Pendant ce temps,mon père se prépare , car , c'est jour de partage, c'est à dire que le  patron pêcheur réunit son équipage autour d'une table , dans un café pour distribuer les salaires, il leur tend à chacun , une enveloppe remplit de billets , la liasse peut être mince,  comme elle peut être , un peu plus épaisse . Ce ne sont jamais de gros salaire.

Ensuite , mon père revient , le dîner l'attend  et à aucun moment , je ne l'entendrai se plaindre de son travail.Jamais.

C'est le boulot et c'est tout.! Nous ces enfants , le samedi nous le laissons tranquille, car nous savons que le lendemain ,dimanche , il se lèvera tôt, apportera une tasse de café à sa femme( ce qu'il fera jusqu'à la fin de sa vie) et ira nous chercher une baguette viennoise , sur laquelle , je me jetterai.
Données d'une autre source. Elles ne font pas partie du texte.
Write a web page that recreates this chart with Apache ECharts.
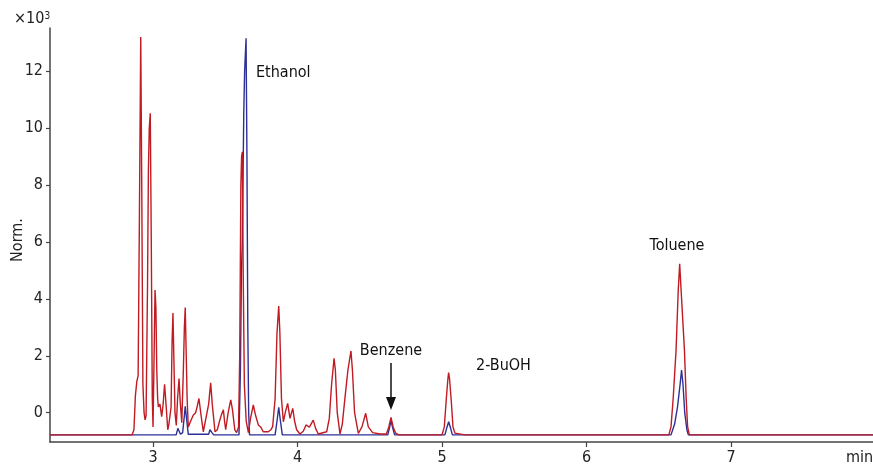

Vers  11h  , il aidera ma mère à la cuisine, car il savait très bien préparer le lapin  et le court bouillon , cuisiné avec le poisson qu'il avait ramené . Il ira également à la pâtisserie nous chercher , à chacun un gâteau .L'après -midi, s'il fait beau , nous irons tous nous promener.Et la semaine se termine, une autre recommence.

Mais ce bonheur , ne va pas  durer, une nuit, nous entendons tambouriner à la porte d'entrée .Ma mère descend en premier , suivi , de nous ,les enfants. Elle ouvre la porte et se retrouve devant 2 gendarmes qui viennent lui annoncer que son mari  a   été victime  d'un  accident ( les chaînes du treuil qui servent à relever les filets se sont  enroulés autour de sa taille) et qu'il a été transporté à l'hôpital , qu'il n'y a rien à craindre et que demain matin, on pourra prendre de ses nouvelles.

Ma mère n'est pas très rassurée , mais que faire, elle n'a  ni permis , ni voiture .Tout le monde retourne donc se coucher. le lendemain matin, à la  première heure, elle téléphone a l'hôpital  où , on lui apprendra que son mari est décédé d'une hémorragie interne.

Mon père avait 52  ans, il devait prendre sa retraite  dans 3 ans.

10 ans , plus tard , le même cauchemar se reproduit , cette fois -ci, c'est mon frère de 38 ans, matelot sur un chalutier , la veille de noel , en pleine nuit, le bateau  chavire , le patron n'a pas eu le temps de faire un appel .Cette tragédie fera 7 morts.

Lui, non plus comme son père n'aura pas profité de sa retraite.